Selasa, 14 April 2015

Jalan Munir di Belanda

Jalan Munir di Belanda

Endang Suryadinata ;  Peminat Sejarah, Pernah Tinggal di Belanda
KORAN TEMPO, 14 April 2015

                                                                                                                                                           
                                                                                                                                                           

Nama mendiang Munir Said Thalib diabadikan menjadi nama jalan di Kota Den Haag, Belanda. Peresmian nama jalan itu dilaksanakan pada 14 April 2015. Nama jalan tersebut "Munirpad, Indonesische Voorvechter van de Bescherming de Rechten van de Mens" atau "Jalan Munir, Advokat Pejuang HAM Indonesia". Jalan itu berada dalam kawasan yang nama-nama jalannya menggunakan nama para pejuang HAM di dunia, seperti Martin Luther King, Bunda Teresa, dan Nelson Mandela.

Seperti diketahui, Munir telah diracun dalam penerbangan dari Jakarta ke Amsterdam. Ada kemungkinan Munir sudah diracun ketika transit di Singapura pada 7 September 2004, pukul 00.40 waktu setempat. Pasalnya, sekitar dua jam sebelum pesawat Garuda GA974 mendarat di Bandara Schiphol, Amsterdam, pada pukul 08.10 waktu setempat, 7 September 2004, Munir sudah tewas. Menurut otopsi Lembaga Forensik Belanda (NFI), ditemukan racun arsenik dalam tubuh pejuang HAM kelahiran Batu, 8 Desember 1965 itu.

Sejak kematian tersebut, publik Belanda banyak memberi perhatian kepada Munir, termasuk pada misteri kematiannya. Membahas motif Munir diracun, Prof Nico Schulte-Nordholt, pakar Indonesia dari Universitas Twente di Belanda Timur, menyebutkan ada pihak tertentu yang dengan segala usaha mencoba menggagalkan kepergian Munir ke Belanda. Para pembunuh Munir takut begitu tiba di Belanda, tempat orang bebas berbicara apa saja, Munir akan berbicara seenaknya tentang tingkah laku kelompok-kelompok militer dan intel tertentu di Indonesia (tulisan saya, di Kompas, 8 September 2007).  

Pemberian nama Jalan Munir ini merupakan puncak perhatian tersebut. Memang ironis, kalau di sana nama Munir diabadikan, di negeri ini namanya justru diabaikan. Bukan hanya oleh rezim SBY, khususnya, tapi juga oleh sebagian kalangan anti-HAM. Cukup sering di berbagai forum, termasuk di media sosial, perjuangan HAM Munir dikecilkan dan dipertanyakan.

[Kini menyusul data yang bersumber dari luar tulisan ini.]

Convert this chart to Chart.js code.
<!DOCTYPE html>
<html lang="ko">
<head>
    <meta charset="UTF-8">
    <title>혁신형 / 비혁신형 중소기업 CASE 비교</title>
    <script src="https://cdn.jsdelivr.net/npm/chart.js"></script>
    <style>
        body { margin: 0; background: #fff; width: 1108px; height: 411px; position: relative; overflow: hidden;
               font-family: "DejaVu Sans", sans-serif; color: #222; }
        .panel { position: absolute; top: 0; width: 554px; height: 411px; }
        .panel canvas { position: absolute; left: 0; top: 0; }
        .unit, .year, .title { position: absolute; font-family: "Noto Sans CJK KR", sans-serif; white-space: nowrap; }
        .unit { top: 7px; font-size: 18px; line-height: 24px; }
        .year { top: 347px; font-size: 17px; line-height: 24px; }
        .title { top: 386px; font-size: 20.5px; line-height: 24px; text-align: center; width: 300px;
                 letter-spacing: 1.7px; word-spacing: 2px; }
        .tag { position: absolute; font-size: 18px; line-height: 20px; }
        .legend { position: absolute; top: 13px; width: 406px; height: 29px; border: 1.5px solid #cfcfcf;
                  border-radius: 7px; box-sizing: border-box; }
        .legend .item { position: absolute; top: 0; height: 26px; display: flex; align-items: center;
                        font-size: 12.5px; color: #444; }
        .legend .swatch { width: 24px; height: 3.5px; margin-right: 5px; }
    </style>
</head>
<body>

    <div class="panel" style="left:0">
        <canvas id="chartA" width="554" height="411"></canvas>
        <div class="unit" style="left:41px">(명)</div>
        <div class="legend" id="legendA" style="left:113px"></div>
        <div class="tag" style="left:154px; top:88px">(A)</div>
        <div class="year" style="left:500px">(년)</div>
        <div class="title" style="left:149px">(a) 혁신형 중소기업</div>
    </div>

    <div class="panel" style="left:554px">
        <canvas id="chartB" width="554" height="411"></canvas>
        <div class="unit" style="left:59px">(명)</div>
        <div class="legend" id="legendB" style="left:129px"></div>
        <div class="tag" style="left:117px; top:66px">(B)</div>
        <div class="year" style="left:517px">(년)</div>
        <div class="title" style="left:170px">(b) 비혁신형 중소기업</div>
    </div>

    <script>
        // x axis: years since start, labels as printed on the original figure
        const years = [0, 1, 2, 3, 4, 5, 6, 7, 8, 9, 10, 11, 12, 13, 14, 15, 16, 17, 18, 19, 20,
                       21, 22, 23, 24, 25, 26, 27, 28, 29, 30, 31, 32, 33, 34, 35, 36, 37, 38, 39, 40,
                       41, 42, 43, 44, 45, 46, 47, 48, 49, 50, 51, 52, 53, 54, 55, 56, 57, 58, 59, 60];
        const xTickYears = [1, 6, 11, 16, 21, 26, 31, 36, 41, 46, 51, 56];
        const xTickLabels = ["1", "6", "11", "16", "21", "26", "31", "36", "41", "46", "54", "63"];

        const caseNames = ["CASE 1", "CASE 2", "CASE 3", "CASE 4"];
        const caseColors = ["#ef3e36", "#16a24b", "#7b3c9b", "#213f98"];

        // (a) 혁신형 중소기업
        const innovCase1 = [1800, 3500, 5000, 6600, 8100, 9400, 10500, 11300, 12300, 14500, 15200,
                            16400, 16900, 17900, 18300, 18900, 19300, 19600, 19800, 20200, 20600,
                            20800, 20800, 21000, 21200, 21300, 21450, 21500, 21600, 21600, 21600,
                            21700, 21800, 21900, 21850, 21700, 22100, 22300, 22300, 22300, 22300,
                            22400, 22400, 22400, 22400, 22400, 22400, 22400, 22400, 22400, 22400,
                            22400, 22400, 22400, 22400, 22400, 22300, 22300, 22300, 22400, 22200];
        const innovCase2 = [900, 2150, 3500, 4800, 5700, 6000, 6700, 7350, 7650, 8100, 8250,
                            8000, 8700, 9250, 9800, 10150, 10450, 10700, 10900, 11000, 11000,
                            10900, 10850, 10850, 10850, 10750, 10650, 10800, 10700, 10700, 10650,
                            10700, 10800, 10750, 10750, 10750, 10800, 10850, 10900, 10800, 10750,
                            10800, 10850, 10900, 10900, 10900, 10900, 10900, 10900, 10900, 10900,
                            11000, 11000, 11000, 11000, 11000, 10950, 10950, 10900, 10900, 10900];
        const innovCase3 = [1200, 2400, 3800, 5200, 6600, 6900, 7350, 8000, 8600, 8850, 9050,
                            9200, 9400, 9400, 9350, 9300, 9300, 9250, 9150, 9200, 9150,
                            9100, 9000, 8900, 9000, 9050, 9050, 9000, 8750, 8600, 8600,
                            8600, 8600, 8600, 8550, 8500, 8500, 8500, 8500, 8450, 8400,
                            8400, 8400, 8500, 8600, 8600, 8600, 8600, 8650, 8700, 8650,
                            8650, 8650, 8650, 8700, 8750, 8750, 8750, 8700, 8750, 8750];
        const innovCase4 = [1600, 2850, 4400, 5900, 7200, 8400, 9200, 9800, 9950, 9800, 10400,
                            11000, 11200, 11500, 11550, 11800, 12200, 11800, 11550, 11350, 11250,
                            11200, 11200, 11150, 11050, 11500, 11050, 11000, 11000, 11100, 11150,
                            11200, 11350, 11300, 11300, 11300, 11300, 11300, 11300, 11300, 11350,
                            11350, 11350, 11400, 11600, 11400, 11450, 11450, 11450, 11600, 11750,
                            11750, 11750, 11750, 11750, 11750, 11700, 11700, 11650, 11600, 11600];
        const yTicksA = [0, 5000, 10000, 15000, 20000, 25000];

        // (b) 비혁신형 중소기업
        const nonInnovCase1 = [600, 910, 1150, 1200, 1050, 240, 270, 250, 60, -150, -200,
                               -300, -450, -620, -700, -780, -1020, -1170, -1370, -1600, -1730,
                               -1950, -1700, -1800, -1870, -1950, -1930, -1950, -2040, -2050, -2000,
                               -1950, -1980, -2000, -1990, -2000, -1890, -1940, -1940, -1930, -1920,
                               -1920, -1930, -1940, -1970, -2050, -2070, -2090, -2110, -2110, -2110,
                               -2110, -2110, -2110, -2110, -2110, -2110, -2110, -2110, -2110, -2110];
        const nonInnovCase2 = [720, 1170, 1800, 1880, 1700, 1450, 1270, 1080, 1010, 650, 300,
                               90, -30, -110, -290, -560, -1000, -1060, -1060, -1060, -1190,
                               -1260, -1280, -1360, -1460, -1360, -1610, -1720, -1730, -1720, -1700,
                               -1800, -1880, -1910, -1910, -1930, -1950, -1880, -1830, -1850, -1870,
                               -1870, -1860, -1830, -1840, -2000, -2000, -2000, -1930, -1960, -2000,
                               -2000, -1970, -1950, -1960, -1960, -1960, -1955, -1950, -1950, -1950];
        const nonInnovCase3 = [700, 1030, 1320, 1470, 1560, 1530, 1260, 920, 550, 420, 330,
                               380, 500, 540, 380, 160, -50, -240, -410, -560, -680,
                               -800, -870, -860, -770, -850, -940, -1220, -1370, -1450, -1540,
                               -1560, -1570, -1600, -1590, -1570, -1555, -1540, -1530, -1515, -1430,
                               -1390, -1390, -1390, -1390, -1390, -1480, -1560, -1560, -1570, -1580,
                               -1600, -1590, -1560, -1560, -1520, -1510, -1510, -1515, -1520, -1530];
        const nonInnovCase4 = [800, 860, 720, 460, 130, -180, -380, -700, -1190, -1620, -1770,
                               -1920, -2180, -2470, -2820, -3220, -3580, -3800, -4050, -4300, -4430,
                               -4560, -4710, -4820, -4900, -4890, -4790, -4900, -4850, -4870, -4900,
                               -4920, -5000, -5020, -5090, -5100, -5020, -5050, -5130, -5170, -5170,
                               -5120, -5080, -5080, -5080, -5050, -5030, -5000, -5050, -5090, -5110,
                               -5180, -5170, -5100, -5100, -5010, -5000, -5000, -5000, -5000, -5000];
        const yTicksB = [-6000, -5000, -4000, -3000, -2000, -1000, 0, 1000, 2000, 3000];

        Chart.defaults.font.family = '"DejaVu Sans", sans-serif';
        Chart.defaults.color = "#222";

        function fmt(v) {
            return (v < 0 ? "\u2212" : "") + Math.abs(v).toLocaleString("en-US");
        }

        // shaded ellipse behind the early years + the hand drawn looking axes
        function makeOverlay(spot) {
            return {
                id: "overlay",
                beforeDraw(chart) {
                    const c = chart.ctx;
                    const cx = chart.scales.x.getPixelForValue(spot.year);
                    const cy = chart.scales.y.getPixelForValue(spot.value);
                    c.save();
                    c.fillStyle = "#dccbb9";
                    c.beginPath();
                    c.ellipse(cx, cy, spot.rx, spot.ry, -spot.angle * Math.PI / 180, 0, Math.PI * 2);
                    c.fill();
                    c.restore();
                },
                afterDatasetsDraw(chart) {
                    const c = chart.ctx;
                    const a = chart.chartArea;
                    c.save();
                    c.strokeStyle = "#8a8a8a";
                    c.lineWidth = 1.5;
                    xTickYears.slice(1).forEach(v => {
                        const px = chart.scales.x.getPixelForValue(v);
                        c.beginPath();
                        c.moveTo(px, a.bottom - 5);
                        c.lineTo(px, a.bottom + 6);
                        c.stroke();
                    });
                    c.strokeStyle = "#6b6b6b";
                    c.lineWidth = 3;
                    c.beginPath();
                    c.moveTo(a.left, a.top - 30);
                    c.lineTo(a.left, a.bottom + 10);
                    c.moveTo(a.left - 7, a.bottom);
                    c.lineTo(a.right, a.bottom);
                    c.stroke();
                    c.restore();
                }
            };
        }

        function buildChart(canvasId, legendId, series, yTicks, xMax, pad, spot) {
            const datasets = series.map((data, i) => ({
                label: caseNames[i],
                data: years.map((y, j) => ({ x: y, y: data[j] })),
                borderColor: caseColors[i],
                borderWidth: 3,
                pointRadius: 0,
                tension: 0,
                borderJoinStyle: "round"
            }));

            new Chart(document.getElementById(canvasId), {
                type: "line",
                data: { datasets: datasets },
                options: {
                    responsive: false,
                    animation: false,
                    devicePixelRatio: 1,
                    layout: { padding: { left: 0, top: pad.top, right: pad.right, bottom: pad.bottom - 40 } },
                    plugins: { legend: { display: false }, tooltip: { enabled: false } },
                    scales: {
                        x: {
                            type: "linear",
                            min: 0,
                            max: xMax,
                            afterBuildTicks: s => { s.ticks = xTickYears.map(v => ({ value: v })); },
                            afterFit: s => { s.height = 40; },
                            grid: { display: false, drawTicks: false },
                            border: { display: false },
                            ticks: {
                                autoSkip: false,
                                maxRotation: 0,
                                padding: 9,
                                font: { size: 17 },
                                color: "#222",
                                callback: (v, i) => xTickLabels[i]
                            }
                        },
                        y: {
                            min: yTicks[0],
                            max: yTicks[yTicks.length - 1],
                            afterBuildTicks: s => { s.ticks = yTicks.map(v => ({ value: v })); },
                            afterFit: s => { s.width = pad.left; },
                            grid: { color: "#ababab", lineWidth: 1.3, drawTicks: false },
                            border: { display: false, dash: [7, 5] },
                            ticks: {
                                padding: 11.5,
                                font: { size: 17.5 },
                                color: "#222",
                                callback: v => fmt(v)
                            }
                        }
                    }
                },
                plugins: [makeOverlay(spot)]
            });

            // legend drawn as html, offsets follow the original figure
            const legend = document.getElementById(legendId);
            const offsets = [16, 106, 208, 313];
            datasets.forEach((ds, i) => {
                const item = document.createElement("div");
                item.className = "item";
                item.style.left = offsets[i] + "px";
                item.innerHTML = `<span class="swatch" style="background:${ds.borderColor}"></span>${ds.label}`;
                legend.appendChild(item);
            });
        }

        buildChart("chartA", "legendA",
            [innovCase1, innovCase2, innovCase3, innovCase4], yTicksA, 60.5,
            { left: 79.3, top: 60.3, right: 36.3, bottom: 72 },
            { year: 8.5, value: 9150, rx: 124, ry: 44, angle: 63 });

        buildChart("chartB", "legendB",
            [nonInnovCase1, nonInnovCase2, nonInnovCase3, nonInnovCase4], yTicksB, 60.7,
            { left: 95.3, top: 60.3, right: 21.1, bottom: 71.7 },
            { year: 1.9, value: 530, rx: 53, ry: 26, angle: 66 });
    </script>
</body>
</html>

Padahal sudah terbukti, sejak merintis perjuangan buruh di Surabaya pada 1990-an hingga memimpin Komisi untuk Orang Hilang dan Korban Tindak Kekerasan (Kontras) pasca-Reformasi, Munir berdiri di garda depan membela martabat manusia dari Aceh hingga Papua yang dilanggar HAM-nya. 

Juga sering muncul ucapan dari tokoh-tokoh anti-HAM yang menyesalkan langkah Suciwati, istri Munir, yang dinilai telah menjual kematian suaminya dan membuat kasus ini menjadi perhatian masyarakat dunia. Padahal, Suci sebenarnya hanya memberi respons kepada lembaga-lembaga internasional yang mengundangnya, termasuk dalam undangan pemerintah Belanda terkait dengan peresmian nama Jalan Munir kali ini.

Maka, peresmian nama Jalan Munir ini sekaligus merupakan tantangan seberapa besar nyali presiden Jokowi untuk menuntaskan kasus tersebut. Bahkan Koordinator Kontras, Haris Azhar, menyebutkan, Jokowi seharusnya malu dengan pemberian nama jalan itu (Tempo.co, 5 April 2015).

Kita tahu, selama 10 tahun pemerintahan SBY, ada impunitas untuk melindungi pihak yang paling bertanggung jawab. Menurut Priscilla B. Hayner dalam Unspeakable Truths: Confronting State Terror and Atrocity (2001), impunitas berkaitan erat dengan pelanggaran HAM yang aktornya justru negara atas warganya sendiri. Nah, beranikah pemerintah Jokowi mengakhiri impunitas sekaligus menuntaskan kasus Munir?